Das Autorengespann Prentice/Weil fährt in ihrem Erstlingswerk auf, was gut und teuer ist. Zu Beginn begegnen wir einem Jungen, der aus ärmlichen Verhältnissen stammend auf der Suche nach seinem Glück ist. Dass er sich, der Familientradition folgend, dabei als Verbrecher versucht und auch noch Erfolg hat, macht ihn für den Leser interessant. Hier kokettieren die beiden Autoren geschickt mit dem Verruchten des organisierten Verbrechens, der Familie, die sich um ihre Mitglieder kümmert, und gegen Gefahren von außen zusammensteht. Dass Jack dann sein einziges echtes Familienmitglied verliert, nie wirklich richtig heimisch wird bei den Dieben und Betrügern, weckt das Mitgefühl für den Jungen in uns. Gleichzeitig nimmt uns seine Cleverness für ihn ein, können wir seine Wut, seine Verzweiflung und seinen Rachedurst gut nachvollziehen. In diese Welt der Taschendiebe haben die Autoren dann mit der zunächst sehr dosiert eingesetzten Magie ein weiteres Element eingefügt, das für weitere Spannung und Faszination sorgt. Dabei wird die Frage, wie die Magie funktioniert, außen vor gelassen, bekommen wir zusammen mit Jack lediglich deren Auswirkungen zu spüren. Ohne dass dies zu sehr in das Zentrum gerückt wird, darf auch ein wenig Romantik in den Plot einfließen, das Hauptaugenmerk liegt aber in der Aufklärung der mysteriösen Geschehnisse rund um den Prediger Webb und dessen dunkle Pläne. Geschickt haben Prentice und Weil dabei historische Figuren wie Dr. John Dee eingebaut, nutzen bekannte Versatzstücke – den begnadet kämpfenden Agenten mit dem guten Herz, das Hurenhaus und dessen verführerische Bewohnerinnen, den Alchimisten auf der Suche nach Macht –, um ihre Geschichte mit gewohnten, aber in einen frischen Kontext gesetzten Elementen aufzupeppen.

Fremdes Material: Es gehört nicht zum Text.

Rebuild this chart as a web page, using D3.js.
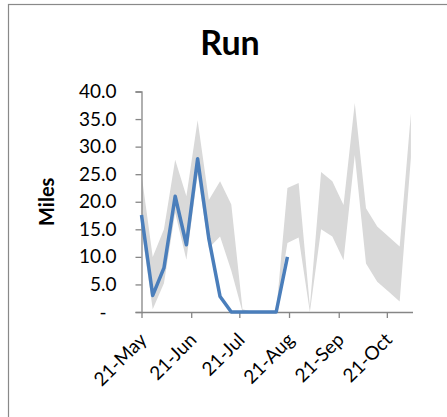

Auch wenn der Handlungsort, das alte London, recht unscharf blieb – vor meinem inneren Auge nahm die Stadt nie wirklich Gestalt an – las sich das Buch kurzweilig und spannend auf einen Rutsch durch. Die Übersetzung bietet sich unauffällig an, die Sprache ist der Zielgruppe – ab 14 Jahren – angemessen, die äußere Gestaltung ein Hingucker.